[WRITTEN EXERCISE] Your task is to copy every line of the records below that contains "this".

*** SOURCE RECORDS ***

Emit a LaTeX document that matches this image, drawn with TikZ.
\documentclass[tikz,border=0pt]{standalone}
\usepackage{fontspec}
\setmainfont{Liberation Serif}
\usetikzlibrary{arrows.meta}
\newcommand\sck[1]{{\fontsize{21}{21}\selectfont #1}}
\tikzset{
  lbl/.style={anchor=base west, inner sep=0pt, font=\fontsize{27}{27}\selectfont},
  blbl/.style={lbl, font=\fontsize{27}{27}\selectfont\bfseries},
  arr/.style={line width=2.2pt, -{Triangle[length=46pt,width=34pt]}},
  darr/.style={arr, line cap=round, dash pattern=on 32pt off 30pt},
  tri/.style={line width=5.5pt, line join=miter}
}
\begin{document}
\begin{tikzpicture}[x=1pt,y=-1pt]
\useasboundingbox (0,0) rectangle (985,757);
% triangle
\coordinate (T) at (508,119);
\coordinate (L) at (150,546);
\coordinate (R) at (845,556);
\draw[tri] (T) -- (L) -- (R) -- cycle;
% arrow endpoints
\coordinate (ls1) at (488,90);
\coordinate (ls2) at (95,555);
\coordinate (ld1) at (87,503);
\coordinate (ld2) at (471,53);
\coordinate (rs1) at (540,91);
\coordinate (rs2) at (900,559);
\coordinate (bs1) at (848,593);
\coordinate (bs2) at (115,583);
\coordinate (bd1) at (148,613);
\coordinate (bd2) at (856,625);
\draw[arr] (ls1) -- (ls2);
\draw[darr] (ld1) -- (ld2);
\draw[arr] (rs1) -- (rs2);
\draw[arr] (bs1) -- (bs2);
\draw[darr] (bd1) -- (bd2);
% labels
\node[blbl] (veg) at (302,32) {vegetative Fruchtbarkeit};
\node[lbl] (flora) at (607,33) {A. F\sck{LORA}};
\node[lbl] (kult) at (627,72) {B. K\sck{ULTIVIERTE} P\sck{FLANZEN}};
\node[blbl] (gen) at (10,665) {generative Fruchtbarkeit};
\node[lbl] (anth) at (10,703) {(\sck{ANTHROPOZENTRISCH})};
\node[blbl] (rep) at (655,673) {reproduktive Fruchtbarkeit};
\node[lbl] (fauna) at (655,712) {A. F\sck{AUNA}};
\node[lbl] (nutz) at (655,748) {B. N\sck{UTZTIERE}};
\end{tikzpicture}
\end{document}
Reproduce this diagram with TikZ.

***

[SOLUTION]
Emit a LaTeX document that matches this image, drawn with TikZ.
Reproduce this diagram with TikZ.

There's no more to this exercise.